Learn About Kaysone Phomvihane
Vietnam had Ho Chi Minh, Cuba had Fidel Castro and Laos had Kaysone Phomvihane. Born in 1920 to a Vietnamese father and Lao mother, he left university in Hanoi before completing his law degree in order to join the Pathet Lao. Kaysone was a founding member of the Lao People’s Revolutionary Party and served as Prime Minister from 1975 to 1991. His picture adorns most of the Lao banknotes and his house is open to the public. While Kaysone himself tended to shun the cult of personality, no other Lao revolutionary has a museum named in his honor and his bronze statue can be seen from Route 13. Since most of the signs are not in English it’s best to ask for an English-speaking guide.
SAMPLE THE STREET FOOD
While you don’t have to go to a market to enjoy the street food, markets are certainly the best option if you want variety. Either way, you can get quality food on the street for a fraction of what you would pay in a restaurant. Many street food peddlers have small seating areas as well. Most are cash only.
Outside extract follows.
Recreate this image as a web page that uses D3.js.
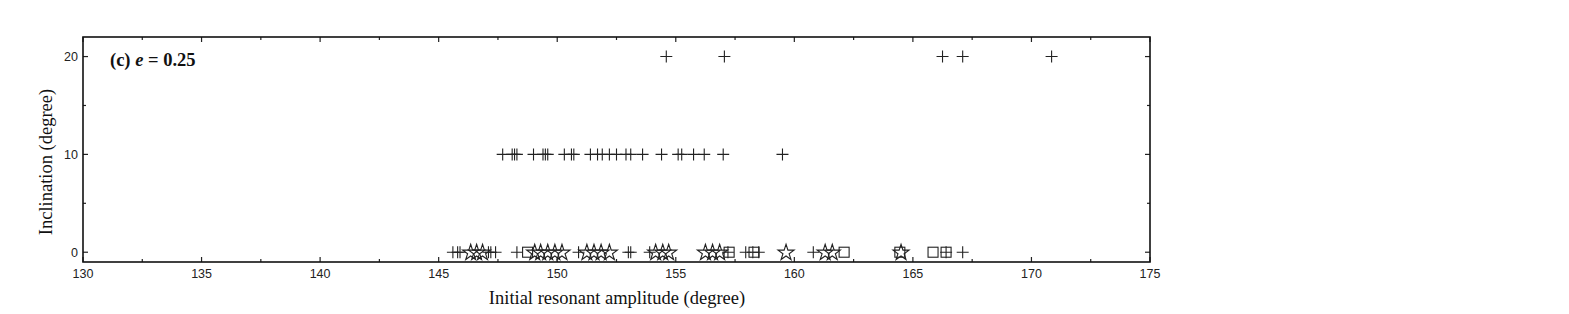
<!DOCTYPE html>
<html lang="en">
<head>
  <meta charset="UTF-8">
  <title>Inclination vs initial resonant amplitude, e = 0.25</title>
  <script src="https://d3js.org/d3.v7.min.js"></script>
  <style>
    body { margin: 0; padding: 0; background: #fff; }
    svg { display: block; }
    .tick-label { font-family: "Liberation Sans", Arial, sans-serif; font-size: 12.5px; fill: #222; }
    .axis-title { font-family: "Liberation Serif", "Times New Roman", serif; font-size: 18.5px; fill: #111; }
    .mark { fill: none; stroke: #222; stroke-width: 1.1px; }
  </style>
</head>
<body>
  <div id="chart"></div>

  <script>
    const width = 1569;
    const height = 314;

    // x ticks (labelled) and y ticks
    const xTickLabels = [130, 135, 140, 145, 150, 155, 160, 165, 170, 175];
    const yTickLabels = [0, 10, 20];

    // inclination = 20
    const plus20 = [154.6, 157.05, 166.25, 167.1, 170.85];

    // inclination = 10
    const plus10 = [147.7, 148.1, 148.2, 148.3, 149.0, 149.4, 149.5, 149.6, 150.3, 150.6,
                    150.7, 151.4, 151.7, 151.9, 152.2, 152.5, 152.9, 153.1, 153.6, 154.4,
                    155.1, 155.25, 155.75, 156.2, 157.0, 159.5];

    // inclination = 0
    const plus0 = [145.6, 145.8, 145.9, 147.1, 147.2, 147.4, 148.3, 150.9, 153.0, 153.1,
                   153.9, 157.2, 157.95, 158.25, 158.5, 160.8, 166.4, 167.1];
    const star0 = [146.35, 146.6, 146.85, 149.05, 149.3, 149.6, 149.9, 150.2, 151.25, 151.55,
                   151.85, 152.2, 154.15, 154.45, 154.7, 156.25, 156.55, 156.85, 159.65, 161.3,
                   161.6, 164.5];
    const square0 = [148.75, 157.25, 158.3, 162.1, 164.45, 165.85, 166.4];

    const pLeft = 83, pRight = 1150, pTop = 37, pBottom = 262;

    const x = d3.scaleLinear().domain([130, 175]).range([pLeft, pRight]);
    const y = d3.scaleLinear().domain([-1, 22]).range([pBottom, pTop]);

    const svg = d3.select("#chart").append("svg")
      .attr("width", width)
      .attr("height", height);

    // minor + major ticks, all pointing inward
    const xMinor = d3.range(130, 175.01, 2.5);
    const yMinor = d3.range(0, 20.01, 5);

    const axisG = svg.append("g").attr("stroke", "#222").attr("stroke-width", 1.2);

    xMinor.forEach(v => {
      const len = v % 5 === 0 ? 5 : 3;
      axisG.append("line").attr("x1", x(v)).attr("x2", x(v)).attr("y1", pBottom).attr("y2", pBottom - len);
      axisG.append("line").attr("x1", x(v)).attr("x2", x(v)).attr("y1", pTop).attr("y2", pTop + len);
    });
    yMinor.forEach(v => {
      const len = v % 10 === 0 ? 5 : 3;
      axisG.append("line").attr("x1", pLeft).attr("x2", pLeft + len).attr("y1", y(v)).attr("y2", y(v));
      axisG.append("line").attr("x1", pRight).attr("x2", pRight - len).attr("y1", y(v)).attr("y2", y(v));
    });

    // frame
    svg.append("rect")
      .attr("x", pLeft).attr("y", pTop)
      .attr("width", pRight - pLeft).attr("height", pBottom - pTop)
      .attr("fill", "none").attr("stroke", "#111").attr("stroke-width", 1.6);

    // tick labels
    svg.append("g").selectAll("text")
      .data(xTickLabels).enter().append("text")
      .attr("class", "tick-label")
      .attr("x", d => x(d)).attr("y", 278)
      .attr("text-anchor", "middle")
      .text(d => d);

    svg.append("g").selectAll("text")
      .data(yTickLabels).enter().append("text")
      .attr("class", "tick-label")
      .attr("x", pLeft - 5).attr("y", d => y(d) + 4.5)
      .attr("text-anchor", "end")
      .text(d => d);

    // axis titles
    svg.append("text")
      .attr("class", "axis-title")
      .attr("x", 617).attr("y", 304)
      .attr("text-anchor", "middle")
      .text("Initial resonant amplitude (degree)");

    svg.append("text")
      .attr("class", "axis-title")
      .attr("transform", "translate(52,162) rotate(-90)")
      .attr("text-anchor", "middle")
      .text("Inclination (degree)");

    // panel label
    const lab = svg.append("text")
      .attr("x", 110).attr("y", 66)
      .attr("font-family", "'Liberation Serif', 'Times New Roman', serif")
      .attr("font-size", "18.5px")
      .attr("font-weight", "bold")
      .attr("fill", "#111");
    lab.append("tspan").text("(c) ");
    lab.append("tspan").attr("font-style", "italic").text("e");
    lab.append("tspan").text(" = 0.25");

    // markers
    const plusPath = "M-6,0H6M0,-6V6";
    const starPath = d3.symbol().type(d3.symbolStar).size(80)();

    const marks = svg.append("g");

    function drawPlus(data, inc) {
      marks.append("g").selectAll("path")
        .data(data).enter().append("path")
        .attr("class", "mark")
        .attr("d", plusPath)
        .attr("transform", d => `translate(${x(d)},${y(inc)})`);
    }

    drawPlus(plus20, 20);
    drawPlus(plus10, 10);
    drawPlus(plus0, 0);

    marks.append("g").selectAll("rect")
      .data(square0).enter().append("rect")
      .attr("class", "mark")
      .attr("x", d => x(d) - 5).attr("y", y(0) - 5)
      .attr("width", 10).attr("height", 10);

    marks.append("g").selectAll("path")
      .data(star0).enter().append("path")
      .attr("class", "mark")
      .attr("d", starPath)
      .attr("transform", d => `translate(${x(d)},${y(0) + 0.5})`);
  </script>
</body>
</html>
Walk to the Top of Patuxai (ປະຕູໄຊ) Monument
Patuxai (ປະຕູໄຊ) is a war monument in the center of Vientiane. It was built between 1957 and 1968 and means “Victory Gate” or “Gate of Triumph.” The monument is dedicated to those who fought in the struggle for independence from France. It is also called Patuxai Arch or the Arc de Triomphe of Vientiane since it resembles the Arc de Triomphe in Paris. The main difference is the typically Laotian design. It is decorated with mythological creatures such as the kinnari (half-female, half-bird).
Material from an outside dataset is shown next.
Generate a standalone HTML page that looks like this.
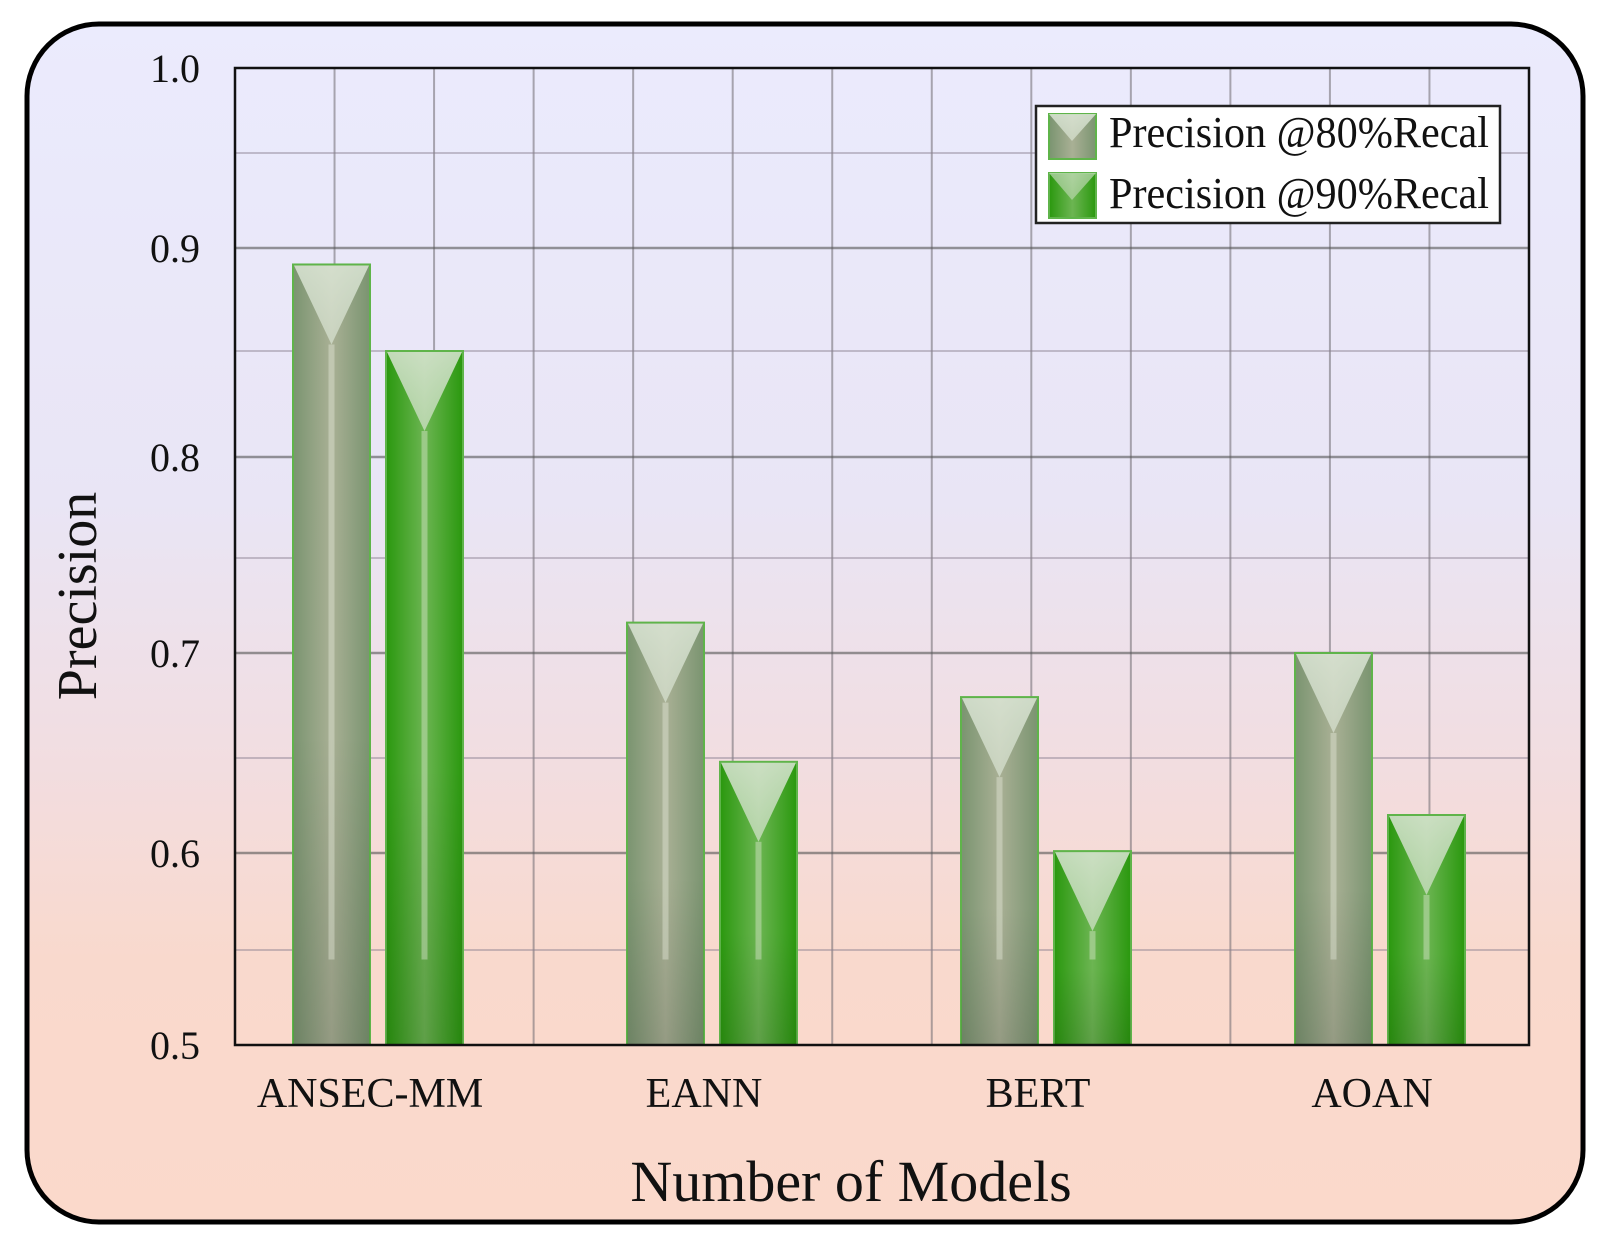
<!DOCTYPE html>
<html><head><meta charset="utf-8"><style>
html,body{margin:0;padding:0;background:#fff;}
svg{display:block;}
text{font-family:"Liberation Serif","DejaVu Serif",serif;fill:#111;}
</style></head>
<body>
<svg id="chart" width="1618" height="1250" viewBox="0 0 1618 1250">
<defs>
<linearGradient id="bg" x1="0" y1="0" x2="0" y2="1">
<stop offset="0" stop-color="#ebebfd"/><stop offset="0.4" stop-color="#e9e5f5"/><stop offset="0.62" stop-color="#f2dde0"/><stop offset="0.78" stop-color="#f9d9cd"/><stop offset="1" stop-color="#fbd9cb"/>
</linearGradient>
<linearGradient id="gH" x1="0" y1="0" x2="1" y2="0">
<stop offset="0" stop-color="#7a9470"/><stop offset="0.5" stop-color="#a9b095"/><stop offset="1" stop-color="#7a9470"/>
</linearGradient>
<linearGradient id="grH" x1="0" y1="0" x2="1" y2="0">
<stop offset="0" stop-color="#2a980e"/><stop offset="0.5" stop-color="#6cb552"/><stop offset="1" stop-color="#2a980e"/>
</linearGradient>
<linearGradient id="shadeV" x1="0" y1="0" x2="0" y2="1">
<stop offset="0" stop-color="#000" stop-opacity="0"/><stop offset="0.6" stop-color="#000" stop-opacity="0"/><stop offset="1" stop-color="#000" stop-opacity="0.12"/>
</linearGradient>
<linearGradient id="triG" x1="0" y1="0" x2="0" y2="1">
<stop offset="0" stop-color="#dce6d6" stop-opacity="0.85"/><stop offset="1" stop-color="#dce6d6" stop-opacity="0.65"/>
</linearGradient>
</defs>
<rect x="27" y="24" width="1556" height="1198" rx="72" fill="url(#bg)" stroke="#000" stroke-width="5"/>
<g id="grid"></g>
<g id="bars"></g>
<rect x="235" y="68" width="1294" height="977" fill="none" stroke="#111" stroke-width="2.5"/>
<g id="yticks"></g>
<g id="xlabels"></g>
<text x="96" y="596" font-size="56" text-anchor="middle" transform="rotate(-90 96 596)">Precision</text>
<text x="851" y="1201" font-size="58" text-anchor="middle">Number of Models</text>
<g>
<rect x="1036" y="106" width="464" height="117" fill="#fff" stroke="#222" stroke-width="2.5"/>
<g>
<rect x="1049" y="114" width="47" height="45" fill="url(#gH)" stroke="#5fb44a" stroke-width="2"/>
<polygon points="1049,114 1096,114 1072,141" fill="url(#triG)"/>
<text x="1109" y="147" font-size="44" textLength="380" lengthAdjust="spacingAndGlyphs">Precision @80%Recal</text>
</g>
<g>
<rect x="1049" y="173" width="47" height="45" fill="url(#grH)" stroke="#5fb44a" stroke-width="2"/>
<polygon points="1049,173 1096,173 1072,200" fill="url(#triG)" opacity="0.7"/>
<text x="1109" y="208" font-size="44" textLength="380" lengthAdjust="spacingAndGlyphs">Precision @90%Recal</text>
</g>
</g>
</svg>
<script>
const categories = ["ANSEC-MM","EANN","BERT","AOAN"];
const series80 = [0.892, 0.716, 0.679, 0.700];
const series90 = [0.850, 0.648, 0.601, 0.620];
const yTickLabels = ["1.0","0.9","0.8","0.7","0.6","0.5"];
const yTickValues = [1.0,0.9,0.8,0.7,0.6,0.5];

const NS="http://www.w3.org/2000/svg";
const plotL=235, plotR=1529, plotT=68, plotB=1045;
const calV=[1.0,0.95,0.9,0.85,0.8,0.75,0.7,0.65,0.6,0.55,0.5];
const calP=[68,153,248,351,457,558,653,758,853,950,1045];
function y(v){
  if(v>=calV[0]) return calP[0];
  for(let i=0;i<calV.length-1;i++){
    if(v<=calV[i]&&v>=calV[i+1]){
      const t=(calV[i]-v)/(calV[i]-calV[i+1]);
      return calP[i]+t*(calP[i+1]-calP[i]);
    }
  }
  return calP[calP.length-1];
}
const firstCenter=378, step=334;
function xc(i){return firstCenter+step*i;}
function mk(tag,attrs,parent){const e=document.createElementNS(NS,tag);for(const k in attrs)e.setAttribute(k,attrs[k]);parent.appendChild(e);return e;}

const grid=document.getElementById('grid');
for(let i=1;i<13;i++){
  const gx=plotL+i*(plotR-plotL)/13;
  const l=mk('line',{x1:gx,x2:gx,y1:plotT,y2:plotB,stroke:'#6e6a70','stroke-width':2,opacity:0.55},grid);
  
  
}
calV.forEach((v,i)=>{
  if(i===0||i===calV.length-1)return;
  const major=Math.abs(v*10-Math.round(v*10))<1e-6;
  const l=mk('line',{x1:plotL,x2:plotR,y1:y(v),y2:y(v),stroke:major?'#555':'#8a8090','stroke-width':major?2.5:2,opacity:major?0.6:0.45},grid);
  
  
});

const yt=document.getElementById('yticks');
yTickValues.forEach((v,i)=>{
  const t=mk('text',{x:200,y:y(v)+14,'font-size':40,'text-anchor':'end'},yt);
  t.textContent=yTickLabels[i];
  
  
});

const xl=document.getElementById('xlabels');
categories.forEach((c,i)=>{
  const t=mk('text',{x:xc(i)-8,y:1107,'font-size':42,'text-anchor':'middle'},xl);
  t.textContent=c;
  
  
});

const bars=document.getElementById('bars');
const bw=77, gap=16;
function drawBar(x,v,fill,name){
  const top=y(v), h=plotB-top;
  const g=mk('g',{},bars);
  
  
  mk('rect',{x:x,y:top,width:bw,height:h,fill:fill,stroke:'#5fb44a','stroke-width':2},g);
  mk('rect',{x:x,y:top,width:bw,height:h,fill:'url(#shadeV)'},g);
  const tip=top+80;
  mk('polygon',{points:`${x+1},${top+1} ${x+bw-1},${top+1} ${x+bw/2},${tip}`,fill:'url(#triG)'},g);
  const sb=y(0.545);
  if(sb>tip) mk('rect',{x:x+bw/2-3,y:tip,width:6,height:sb-tip,fill:'#e6ecdc',opacity:0.4},g);
}
categories.forEach((c,i)=>{
  const cx=xc(i);
  drawBar(cx-gap/2-bw,series80[i],'url(#gH)','bar-80-'+c.toLowerCase());
  drawBar(cx+gap/2,series90[i],'url(#grH)','bar-90-'+c.toLowerCase());
});
</script>
</body></html>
For just 5,000 kip (less than 1 USD) you can walk to the top. There are multiple floors and each is replete with souvenir shops. When you make it to the top, you will be rewarded with panoramic views of the Lao capital.
Try the French Cuisine
The French may have left Laos more than 60 years ago, but their ovens are still there. The night markets and streets in general are replete with crepe vendors. French bakeries are easy to find as well. You can dine in a classy French restaurant for a fraction of what you would pay in Paris or Quebec. Although most people are not visiting Laos to eat French food, you owe it to yourself to try a baguette and dine at least one French restaurant.
Visit COPE Visitor Center
COPE (Cooperative Orthotic and Prosthetic Enterprise) is the main source for artificial limbs in Laos. To understand why so many artificial limbs and wheelchairs are needed in Laos, spend an hour at the COPE Visitor Center. Their multimedia exhibits are a sobering lesson on the effects of UXO (unexploded ordnance) throughout Laos and neighboring Cambodia. There’s no admission fee although donations are welcome.
Explore Buddha Park (ວັດຊຽງຄວນ)
Located 25 km southeast of Vientiane, Buddha Park was started in 1958 by priest-shaman Bunleua Sulilat. Xieng Khuan (the name in Lao) means “spirit city.” Beyond the more than 200 Hindu and Buddhist statues, you can see neighboring Thailand east of the Mekong River. The statues in Buddha Park are large enough to be seen from the Thai side of the river. The most challenging sculpture is the three leveled pumpkin. You can enter through the mouth and climb from hell to earth to heaven, where you’ll have the most panoramic view of the park.
Stroll the Vientiane Night Market
The main night market in Vientiane overlooks the Mekong River and is replete with vendors hawking everything from sports bras to coconut ice cream. While some night markets in Asia are more representative of youth culture, you can find mostly locals of all ages casually strolling the promenade along the Mekong well after dark. The more adventurous can parasail over the Mekong River under the Lao flag.